Task statement:
Extract the lines up to and including the one that contains "(171, 157) node", starting with the first line of the entries below, and omit the pictures.

Entries supplied:
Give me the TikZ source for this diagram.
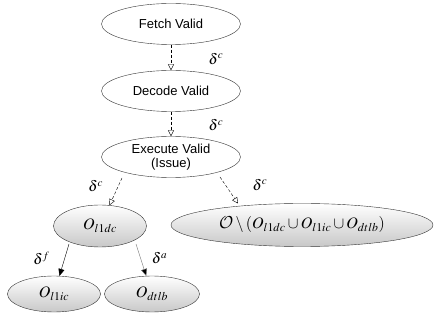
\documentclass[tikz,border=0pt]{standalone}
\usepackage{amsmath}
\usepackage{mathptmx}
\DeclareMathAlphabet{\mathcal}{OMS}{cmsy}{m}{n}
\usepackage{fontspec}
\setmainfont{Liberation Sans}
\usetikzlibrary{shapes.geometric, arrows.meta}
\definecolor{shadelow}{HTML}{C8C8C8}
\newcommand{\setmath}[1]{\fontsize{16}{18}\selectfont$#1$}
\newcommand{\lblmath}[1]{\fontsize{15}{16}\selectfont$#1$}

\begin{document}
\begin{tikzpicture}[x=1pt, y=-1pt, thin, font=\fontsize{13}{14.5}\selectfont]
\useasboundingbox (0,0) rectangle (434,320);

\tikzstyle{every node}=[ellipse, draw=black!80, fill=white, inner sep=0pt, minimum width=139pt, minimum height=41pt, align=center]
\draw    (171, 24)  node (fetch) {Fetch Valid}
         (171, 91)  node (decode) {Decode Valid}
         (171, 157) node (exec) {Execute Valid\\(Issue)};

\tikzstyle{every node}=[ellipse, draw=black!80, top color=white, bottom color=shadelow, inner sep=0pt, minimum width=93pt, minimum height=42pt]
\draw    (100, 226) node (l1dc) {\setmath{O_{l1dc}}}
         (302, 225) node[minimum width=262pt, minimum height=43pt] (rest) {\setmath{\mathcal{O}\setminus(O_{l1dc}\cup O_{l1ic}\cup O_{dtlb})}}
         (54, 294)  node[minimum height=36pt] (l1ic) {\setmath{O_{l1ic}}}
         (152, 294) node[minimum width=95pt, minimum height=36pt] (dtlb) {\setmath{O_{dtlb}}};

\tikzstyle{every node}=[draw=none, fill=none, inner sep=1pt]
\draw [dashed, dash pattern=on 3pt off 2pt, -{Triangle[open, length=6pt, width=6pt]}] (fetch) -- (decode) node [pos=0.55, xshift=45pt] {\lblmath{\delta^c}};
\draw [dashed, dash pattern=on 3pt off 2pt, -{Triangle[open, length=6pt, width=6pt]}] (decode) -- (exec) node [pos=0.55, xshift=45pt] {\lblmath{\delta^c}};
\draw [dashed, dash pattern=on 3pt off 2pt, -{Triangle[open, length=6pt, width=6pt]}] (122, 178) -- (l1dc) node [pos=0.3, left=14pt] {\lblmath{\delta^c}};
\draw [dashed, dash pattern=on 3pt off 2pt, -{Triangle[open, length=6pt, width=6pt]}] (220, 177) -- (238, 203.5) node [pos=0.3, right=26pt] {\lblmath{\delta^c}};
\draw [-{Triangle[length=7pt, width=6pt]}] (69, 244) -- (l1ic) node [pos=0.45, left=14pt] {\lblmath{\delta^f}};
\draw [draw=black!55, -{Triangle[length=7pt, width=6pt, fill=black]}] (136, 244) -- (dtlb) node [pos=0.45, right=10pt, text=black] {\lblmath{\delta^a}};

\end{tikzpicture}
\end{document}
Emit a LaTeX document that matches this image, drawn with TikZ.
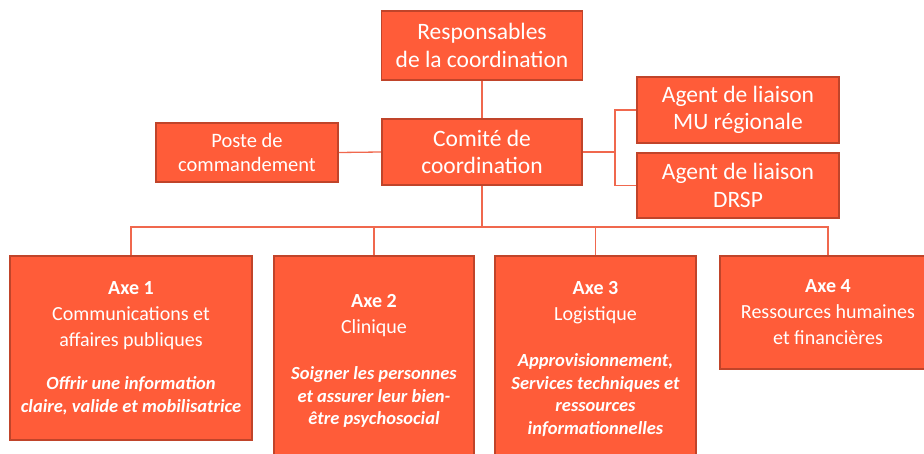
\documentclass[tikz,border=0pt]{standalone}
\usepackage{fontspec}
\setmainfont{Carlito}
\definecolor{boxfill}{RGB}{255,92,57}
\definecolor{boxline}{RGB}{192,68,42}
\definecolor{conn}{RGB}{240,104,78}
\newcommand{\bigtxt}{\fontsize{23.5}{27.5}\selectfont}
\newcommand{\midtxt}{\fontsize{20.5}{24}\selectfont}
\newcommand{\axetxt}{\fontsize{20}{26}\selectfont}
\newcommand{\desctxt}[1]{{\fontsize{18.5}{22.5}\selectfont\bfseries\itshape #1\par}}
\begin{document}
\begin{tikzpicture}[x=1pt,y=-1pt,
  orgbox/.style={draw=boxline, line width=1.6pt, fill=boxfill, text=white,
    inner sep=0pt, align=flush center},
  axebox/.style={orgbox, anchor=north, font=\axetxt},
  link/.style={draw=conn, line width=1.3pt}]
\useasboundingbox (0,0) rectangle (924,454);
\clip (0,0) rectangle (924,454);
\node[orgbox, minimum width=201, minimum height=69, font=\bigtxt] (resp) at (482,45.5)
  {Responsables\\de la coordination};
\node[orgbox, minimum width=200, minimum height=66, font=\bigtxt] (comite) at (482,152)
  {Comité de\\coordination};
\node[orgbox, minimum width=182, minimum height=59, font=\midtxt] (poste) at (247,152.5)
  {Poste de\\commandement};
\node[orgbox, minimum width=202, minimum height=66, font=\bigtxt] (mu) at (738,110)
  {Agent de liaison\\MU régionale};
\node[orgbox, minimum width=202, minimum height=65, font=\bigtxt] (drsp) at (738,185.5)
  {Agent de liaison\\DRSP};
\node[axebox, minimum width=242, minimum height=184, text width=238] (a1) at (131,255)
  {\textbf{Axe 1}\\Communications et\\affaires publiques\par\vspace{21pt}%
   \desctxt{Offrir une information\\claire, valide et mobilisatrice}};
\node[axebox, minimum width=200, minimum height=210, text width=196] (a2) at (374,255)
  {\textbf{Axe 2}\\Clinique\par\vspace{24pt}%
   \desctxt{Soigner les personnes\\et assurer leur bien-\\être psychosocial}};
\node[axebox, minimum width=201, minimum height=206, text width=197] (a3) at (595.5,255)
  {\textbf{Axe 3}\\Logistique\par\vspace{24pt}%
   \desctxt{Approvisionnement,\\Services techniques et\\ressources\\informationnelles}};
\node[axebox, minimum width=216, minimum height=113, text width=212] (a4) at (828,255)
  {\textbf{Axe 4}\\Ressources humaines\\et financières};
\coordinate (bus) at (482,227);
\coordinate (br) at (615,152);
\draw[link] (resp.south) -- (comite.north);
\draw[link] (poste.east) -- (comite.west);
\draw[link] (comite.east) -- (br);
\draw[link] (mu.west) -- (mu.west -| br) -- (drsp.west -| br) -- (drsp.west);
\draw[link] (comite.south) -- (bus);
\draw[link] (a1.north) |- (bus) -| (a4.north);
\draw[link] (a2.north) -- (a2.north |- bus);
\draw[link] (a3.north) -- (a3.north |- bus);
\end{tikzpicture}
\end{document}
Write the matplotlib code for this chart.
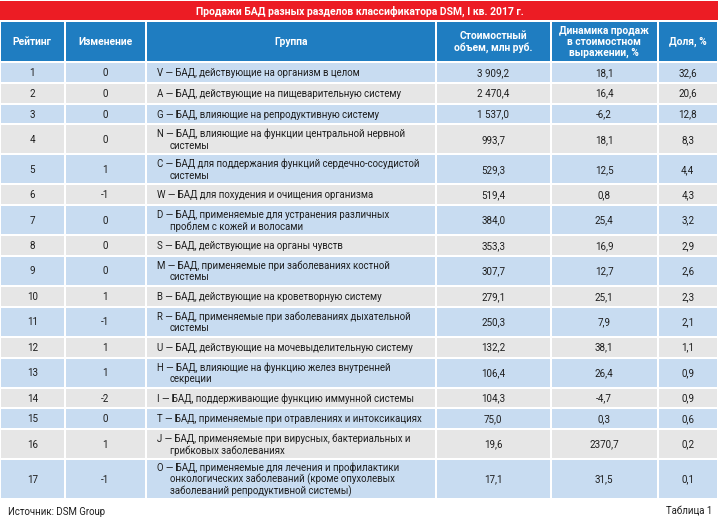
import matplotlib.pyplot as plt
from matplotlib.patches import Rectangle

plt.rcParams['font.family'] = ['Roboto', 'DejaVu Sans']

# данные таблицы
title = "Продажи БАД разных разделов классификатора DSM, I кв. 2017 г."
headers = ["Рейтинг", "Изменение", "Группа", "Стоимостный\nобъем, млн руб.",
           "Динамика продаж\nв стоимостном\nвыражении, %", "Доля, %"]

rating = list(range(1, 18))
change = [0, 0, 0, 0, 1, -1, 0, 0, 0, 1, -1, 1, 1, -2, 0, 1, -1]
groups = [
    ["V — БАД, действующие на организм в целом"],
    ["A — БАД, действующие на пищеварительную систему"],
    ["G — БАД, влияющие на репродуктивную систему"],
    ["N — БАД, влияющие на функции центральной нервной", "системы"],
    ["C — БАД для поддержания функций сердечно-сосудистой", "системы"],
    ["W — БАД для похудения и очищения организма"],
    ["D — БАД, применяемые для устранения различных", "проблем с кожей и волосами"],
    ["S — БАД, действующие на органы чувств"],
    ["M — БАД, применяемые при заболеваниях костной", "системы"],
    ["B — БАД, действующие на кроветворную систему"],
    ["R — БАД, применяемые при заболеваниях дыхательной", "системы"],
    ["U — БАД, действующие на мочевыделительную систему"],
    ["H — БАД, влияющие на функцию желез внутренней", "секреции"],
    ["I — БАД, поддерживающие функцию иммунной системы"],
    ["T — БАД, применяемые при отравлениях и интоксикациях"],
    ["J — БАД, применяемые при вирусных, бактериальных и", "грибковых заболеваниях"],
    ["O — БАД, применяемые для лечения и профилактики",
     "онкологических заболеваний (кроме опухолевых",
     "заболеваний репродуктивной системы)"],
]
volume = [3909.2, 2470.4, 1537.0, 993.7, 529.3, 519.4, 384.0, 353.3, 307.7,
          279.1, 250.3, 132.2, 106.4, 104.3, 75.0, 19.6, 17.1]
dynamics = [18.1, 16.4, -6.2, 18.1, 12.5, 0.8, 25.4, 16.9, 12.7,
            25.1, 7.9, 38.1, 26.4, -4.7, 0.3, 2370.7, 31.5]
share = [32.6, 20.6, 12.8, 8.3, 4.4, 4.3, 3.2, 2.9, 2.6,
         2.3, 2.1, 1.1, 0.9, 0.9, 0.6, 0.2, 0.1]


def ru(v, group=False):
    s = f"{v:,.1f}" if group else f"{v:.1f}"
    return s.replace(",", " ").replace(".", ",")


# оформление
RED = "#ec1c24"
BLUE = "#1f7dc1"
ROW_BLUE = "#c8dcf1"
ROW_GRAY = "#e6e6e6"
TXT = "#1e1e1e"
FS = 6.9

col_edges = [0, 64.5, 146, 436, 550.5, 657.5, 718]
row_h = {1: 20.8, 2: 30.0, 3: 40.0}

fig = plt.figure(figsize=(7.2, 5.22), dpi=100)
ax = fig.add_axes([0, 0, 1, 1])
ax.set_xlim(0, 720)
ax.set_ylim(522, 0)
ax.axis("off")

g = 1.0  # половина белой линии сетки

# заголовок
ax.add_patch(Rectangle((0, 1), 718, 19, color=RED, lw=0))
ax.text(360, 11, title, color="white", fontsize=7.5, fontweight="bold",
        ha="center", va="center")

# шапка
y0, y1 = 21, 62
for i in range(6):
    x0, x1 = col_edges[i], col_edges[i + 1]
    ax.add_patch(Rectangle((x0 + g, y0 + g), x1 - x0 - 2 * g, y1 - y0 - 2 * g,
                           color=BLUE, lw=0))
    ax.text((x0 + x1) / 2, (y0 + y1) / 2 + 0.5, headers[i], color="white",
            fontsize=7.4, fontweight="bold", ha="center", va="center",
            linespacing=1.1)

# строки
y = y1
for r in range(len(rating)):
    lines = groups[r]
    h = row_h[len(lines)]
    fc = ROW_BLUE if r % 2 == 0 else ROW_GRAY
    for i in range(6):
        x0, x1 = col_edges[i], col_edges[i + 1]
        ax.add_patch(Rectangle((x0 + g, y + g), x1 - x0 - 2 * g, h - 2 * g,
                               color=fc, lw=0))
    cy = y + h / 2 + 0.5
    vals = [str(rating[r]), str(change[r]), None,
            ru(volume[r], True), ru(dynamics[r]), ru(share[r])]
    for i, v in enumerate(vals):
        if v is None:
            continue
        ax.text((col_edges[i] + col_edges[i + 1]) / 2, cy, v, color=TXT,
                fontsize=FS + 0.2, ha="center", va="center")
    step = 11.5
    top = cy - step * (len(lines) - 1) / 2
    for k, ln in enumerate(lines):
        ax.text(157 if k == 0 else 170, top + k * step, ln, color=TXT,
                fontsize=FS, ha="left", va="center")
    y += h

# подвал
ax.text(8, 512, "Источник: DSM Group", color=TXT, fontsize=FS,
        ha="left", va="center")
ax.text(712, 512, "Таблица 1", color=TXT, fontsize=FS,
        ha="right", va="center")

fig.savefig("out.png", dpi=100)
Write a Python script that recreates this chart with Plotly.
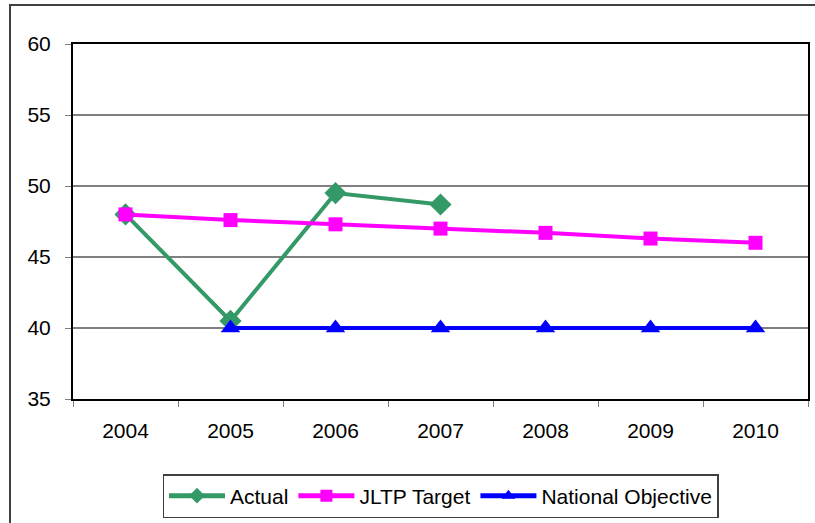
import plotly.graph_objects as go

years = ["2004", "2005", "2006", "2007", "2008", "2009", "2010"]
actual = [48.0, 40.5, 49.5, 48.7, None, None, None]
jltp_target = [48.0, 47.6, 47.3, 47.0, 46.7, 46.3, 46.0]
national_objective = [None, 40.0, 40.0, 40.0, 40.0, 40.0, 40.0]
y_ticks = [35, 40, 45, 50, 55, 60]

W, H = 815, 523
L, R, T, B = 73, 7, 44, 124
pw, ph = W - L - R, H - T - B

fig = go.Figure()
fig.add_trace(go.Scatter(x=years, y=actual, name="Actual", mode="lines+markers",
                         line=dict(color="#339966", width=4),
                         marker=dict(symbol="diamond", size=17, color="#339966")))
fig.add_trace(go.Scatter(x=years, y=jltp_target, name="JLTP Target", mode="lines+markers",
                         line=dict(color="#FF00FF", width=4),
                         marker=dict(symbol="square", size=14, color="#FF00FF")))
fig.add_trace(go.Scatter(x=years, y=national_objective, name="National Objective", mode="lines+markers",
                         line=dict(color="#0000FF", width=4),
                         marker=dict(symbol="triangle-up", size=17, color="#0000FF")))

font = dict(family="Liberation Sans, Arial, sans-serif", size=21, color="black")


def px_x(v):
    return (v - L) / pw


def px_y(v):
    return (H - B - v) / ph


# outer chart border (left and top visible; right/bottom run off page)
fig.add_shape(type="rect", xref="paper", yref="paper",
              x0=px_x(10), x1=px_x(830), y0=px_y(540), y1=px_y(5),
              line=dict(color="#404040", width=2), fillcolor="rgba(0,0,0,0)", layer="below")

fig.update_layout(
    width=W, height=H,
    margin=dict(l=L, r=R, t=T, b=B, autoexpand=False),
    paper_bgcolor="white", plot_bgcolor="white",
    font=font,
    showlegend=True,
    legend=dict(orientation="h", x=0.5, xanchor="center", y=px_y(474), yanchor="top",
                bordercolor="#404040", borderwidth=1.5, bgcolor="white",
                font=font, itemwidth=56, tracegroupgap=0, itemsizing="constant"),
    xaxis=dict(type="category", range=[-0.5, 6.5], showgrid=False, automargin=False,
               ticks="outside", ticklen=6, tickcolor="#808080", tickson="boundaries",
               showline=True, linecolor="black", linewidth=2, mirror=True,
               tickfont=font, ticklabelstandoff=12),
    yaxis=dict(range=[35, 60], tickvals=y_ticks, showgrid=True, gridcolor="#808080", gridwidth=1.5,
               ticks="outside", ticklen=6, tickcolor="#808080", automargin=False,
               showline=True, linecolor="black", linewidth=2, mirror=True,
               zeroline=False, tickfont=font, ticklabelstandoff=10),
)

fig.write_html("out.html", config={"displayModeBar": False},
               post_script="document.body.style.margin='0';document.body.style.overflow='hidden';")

Problem solution:
Give me the TikZ source for this diagram.
\documentclass[tikz,border=0pt]{standalone}
\usepackage{amsmath}
\usepackage{mathptmx}
\DeclareMathAlphabet{\mathcal}{OMS}{cmsy}{m}{n}
\usepackage{fontspec}
\setmainfont{Liberation Sans}
\usetikzlibrary{shapes.geometric, arrows.meta}
\definecolor{shadelow}{HTML}{C8C8C8}
\newcommand{\setmath}[1]{\fontsize{16}{18}\selectfont$#1$}
\newcommand{\lblmath}[1]{\fontsize{15}{16}\selectfont$#1$}

\begin{document}
\begin{tikzpicture}[x=1pt, y=-1pt, thin, font=\fontsize{13}{14.5}\selectfont]
\useasboundingbox (0,0) rectangle (434,320);

\tikzstyle{every node}=[ellipse, draw=black!80, fill=white, inner sep=0pt, minimum width=139pt, minimum height=41pt, align=center]
\draw    (171, 24)  node (fetch) {Fetch Valid}
         (171, 91)  node (decode) {Decode Valid}
         (171, 157) node (exec) {Execute Valid\\(Issue)};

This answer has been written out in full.